Gin learned some songs from her grandmother on her father's side, but the majority of them were learned from her mother and her mother's family:

A lot of them I had heard her sing back when I was small, and some of them – my Grandma Burcham used to babysit me when I was little – and a lot of them she would sing at home. At the time, you know, I didn't know what they were. I just thought they were pretty songs. I didn't know that they were really, really old songs.

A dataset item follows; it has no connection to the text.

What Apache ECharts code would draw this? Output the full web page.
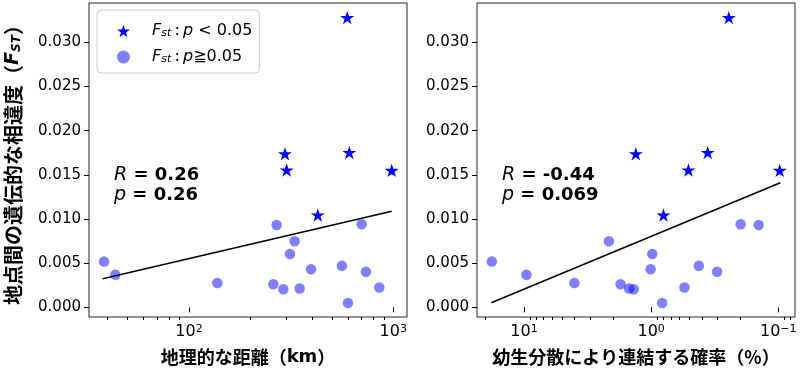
<!DOCTYPE html>
<html><head><meta charset="utf-8">
<script src="https://cdn.jsdelivr.net/npm/echarts@6/dist/echarts.min.js"></script>
<style>html,body{margin:0;padding:0;background:#fff}#c{width:800px;height:370px}</style>
</head><body><div id="c"></div>
<script>
// ---- data ----
// significant pairs (stars)
const fstSig   = [0.0328, 0.01738, 0.01554, 0.01752, 0.01550, 0.01045];
const distSig  = [595, 295, 300.6, 609, 982, 427];
const probSig  = [0.245, 1.32, 0.509, 0.359, 0.0975, 0.80];
// non-significant pairs (circles)
const fstNs    = [0.00517, 0.00368, 0.00275, 0.0026, 0.00932, 0.00205, 0.00603, 0.00748, 0.00213, 0.0043, 0.0047, 0.00049, 0.0094, 0.00403, 0.00224];
const distNs   = [38.4, 43.6, 137.6, 258.7, 268.4, 289.5, 312, 328.9, 348, 395.6, 560.5, 599.8, 700, 734.5, 854];
const probNs   = [17.9, 9.56, 4.01, 1.74, 0.1426, 1.37, 0.98, 2.15, 1.49, 1.01, 0.422, 0.82, 0.198, 0.303, 0.547];
// regression lines (end points)
const fitDistX = [37.8, 982];
const fitDistY = [0.00324, 0.01087];
const fitProbX = [18.1, 0.0964];
const fitProbY = [0.00052, 0.0141];
// tick values
const yTicks = [0, 0.005, 0.010, 0.015, 0.020, 0.025, 0.030];
const distMajor = [100, 1000];
const distMinor = [40, 50, 60, 70, 80, 90, 200, 300, 400, 500, 600, 700, 800, 900];
const probMajor = [10, 1, 0.1];
const probMinor = [20, 9, 8, 7, 6, 5, 4, 3, 2, 0.9, 0.8, 0.7, 0.6, 0.5, 0.4, 0.3, 0.2, 0.09, 0.08];
// annotation texts
const statsLeft  = {R: '0.26', p: '0.26'};
const statsRight = {R: '-0.44', p: '0.069'};
const xNameLeft  = '地理的な距離（{l|km}）';
const xNameRight = '幼生分散により連結する確率（%）';

// ---- chart ----
const STAR = 'path://M1,0L1.2245,0.691L1.9511,0.691L1.3633,1.118L1.5878,1.809L1,1.382L0.4122,1.809L0.6367,1.118L0.0489,0.691L0.7755,0.691Z';
const DV = "'DejaVu Sans', sans-serif";
const JP = "'Noto Sans CJK JP', sans-serif";
const pair = (xs, ys) => xs.map((x, i) => [x, ys[i]]);

function powLabel(v) {
  const e = Math.round(Math.log10(v));
  return '10{s|' + (e < 0 ? '\u2212' + (-e) : e) + '}';
}
const xLabel = (vals) => ({
  customValues: vals, formatter: powLabel, color: '#000', fontFamily: DV, fontSize: 16, margin: 7,
  rich: { s: { fontFamily: DV, fontSize: 11, verticalAlign: 'top', color: '#000' } }
});
const tickStyle = { color: '#000', width: 1 };

function xMain(grid, min, max, inverse, major, name) {
  return {
    gridIndex: grid, type: 'log', logBase: 10, min: min, max: max, inverse: inverse, position: 'bottom',
    axisLine: { show: false }, splitLine: { show: false },
    axisTick: { show: true, customValues: major, length: 5, lineStyle: tickStyle },
    axisLabel: xLabel(major),
    name: name, nameLocation: 'middle', nameGap: 31,
    nameTextStyle: { fontFamily: JP, fontWeight: 'bold', fontSize: 18, color: '#000',
      rich: { l: { fontFamily: DV, fontWeight: 'bold', fontSize: 18, color: '#000' } } }
  };
}
function xMinor(grid, min, max, inverse, minor) {
  return {
    gridIndex: grid, type: 'log', logBase: 10, min: min, max: max, inverse: inverse, position: 'bottom',
    axisLine: { show: false }, splitLine: { show: false },
    axisTick: { show: true, customValues: minor, length: 3, lineStyle: tickStyle },
    axisLabel: { show: false }
  };
}
function yAx(grid, withName) {
  const a = {
    gridIndex: grid, type: 'value', min: -0.0011, max: 0.03445,
    axisLine: { show: false }, splitLine: { show: false },
    axisTick: { show: true, customValues: yTicks, length: 5, lineStyle: tickStyle },
    axisLabel: { customValues: yTicks, formatter: v => v.toFixed(3), color: '#000', fontFamily: DV, fontSize: 15, margin: 8 }
  };
  if (withName) {
    a.name = '地点間の遺伝的な相違度（{i|F}{s|ST}）';
    a.nameLocation = 'middle';
    a.nameRotate = 90;
    a.nameGap = 66;
    a.nameTextStyle = {
      fontFamily: JP, fontWeight: 'bold', fontSize: 20, color: '#000',
      rich: {
        i: { fontFamily: DV, fontStyle: 'italic', fontSize: 19, color: '#000' },
        s: { fontFamily: DV, fontStyle: 'italic', fontSize: 12, color: '#000', verticalAlign: 'bottom', lineHeight: 11 }
      }
    };
  }
  return a;
}

function statText(st) {
  return '{r|R}{b| = ' + st.R + '}\n{r|p}{b| = ' + st.p + '}';
}
const statRich = {
  r: { fontFamily: DV, fontStyle: 'italic', fontSize: 19, color: '#000', lineHeight: 20 },
  b: { fontFamily: DV, fontWeight: 'bold', fontSize: 18, color: '#000', lineHeight: 20 }
};

const gridBase = { show: true, borderColor: '#222', borderWidth: 1, backgroundColor: 'transparent', containLabel: false, outerBoundsMode: 'none' };

const legendRich = {
  sp: { width: 17, fontSize: 16 },
  i: { fontFamily: DV, fontStyle: 'italic', fontSize: 16, color: '#000' },
  n: { fontFamily: DV, fontSize: 16, color: '#000' },
  s: { fontFamily: DV, fontStyle: 'italic', fontSize: 11, color: '#000', verticalAlign: 'bottom', lineHeight: 10 }
};

const circleStyle = { color: 'rgba(0,0,255,0.5)', opacity: 1 };
const starStyle = { color: '#0000ff', opacity: 1 };

const option = {
  animation: false,
  backgroundColor: '#fff',
  grid: [
    Object.assign({ left: 89, top: 3, width: 318, height: 314 }, gridBase),
    Object.assign({ left: 477, top: 3, width: 318, height: 314 }, gridBase)
  ],
  xAxis: [
    xMain(0, 32.4, 1167, false, distMajor, xNameLeft),
    xMinor(0, 32.4, 1167, false, distMinor),
    xMain(1, 0.0739, 23.43, true, probMajor, xNameRight),
    xMinor(1, 0.0739, 23.43, true, probMinor)
  ],
  yAxis: [yAx(0, true), yAx(1, false)],
  legend: {
    orient: 'vertical', left: 97, top: 10,
    padding: [13, 7, 8, 20], itemWidth: 13, itemHeight: 13, itemGap: 10,
    backgroundColor: '#fff', borderColor: '#cccccc', borderWidth: 1, borderRadius: 4,
    data: [{ name: 'sig', icon: STAR }, { name: 'ns', icon: 'circle' }],
    formatter: n => n === 'sig'
      ? '{sp| }{i|F}{s|st}{n|\u2009:\u2009}{i|p}{n| < 0.05}'
      : '{sp| }{i|F}{s|st}{n|\u2009:\u2009}{i|p}{n|≧0.05}',
    textStyle: { color: '#000', fontFamily: DV, fontSize: 16, rich: legendRich }
  },
  graphic: [
    { type: 'text', left: 114, top: 166, style: { text: statText(statsLeft), rich: statRich } },
    { type: 'text', left: 502, top: 166, style: { text: statText(statsRight), rich: statRich } }
  ],
  series: [
    { name: 'ns', type: 'scatter', xAxisIndex: 0, yAxisIndex: 0, data: pair(distNs, fstNs),
      symbol: 'circle', symbolSize: 10.5, itemStyle: circleStyle, z: 2 },
    { name: 'sig', type: 'scatter', xAxisIndex: 0, yAxisIndex: 0, data: pair(distSig, fstSig),
      symbol: STAR, symbolKeepAspect: true, symbolSize: 14, itemStyle: starStyle, z: 3 },
    { name: 'fit1', type: 'line', xAxisIndex: 0, yAxisIndex: 0, data: pair(fitDistX, fitDistY),
      symbol: 'none', lineStyle: { color: '#000', width: 1.6 }, z: 4 },
    { name: 'ns', type: 'scatter', xAxisIndex: 2, yAxisIndex: 1, data: pair(probNs, fstNs),
      symbol: 'circle', symbolSize: 10.5, itemStyle: circleStyle, z: 2 },
    { name: 'sig', type: 'scatter', xAxisIndex: 2, yAxisIndex: 1, data: pair(probSig, fstSig),
      symbol: STAR, symbolKeepAspect: true, symbolSize: 14, itemStyle: starStyle, z: 3 },
    { name: 'fit2', type: 'line', xAxisIndex: 2, yAxisIndex: 1, data: pair(fitProbX, fitProbY),
      symbol: 'none', lineStyle: { color: '#000', width: 1.6 }, z: 4 }
  ]
};
const chart = echarts.init(document.getElementById('c'), null, { renderer: 'canvas' });
chart.setOption(option);
</script>
</body></html>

Gin's first performances took place when she was a child at Shiloh Methodist Church and at Spraker's, a small community store:

Horace and Pearl Spraker ran the store when I was 5, 6 and 7 years old.  I can remember them setting me up on the pop cooler and getting me to sing. My payment was a popsicle, a bottle of pop, or a candy bar. I didn't realize how much this helped me overcome my shyness. My mom said I used to twist my fingers in my dress tail and hang my head when I sung, so I guess those popsicles and double colas did the trick.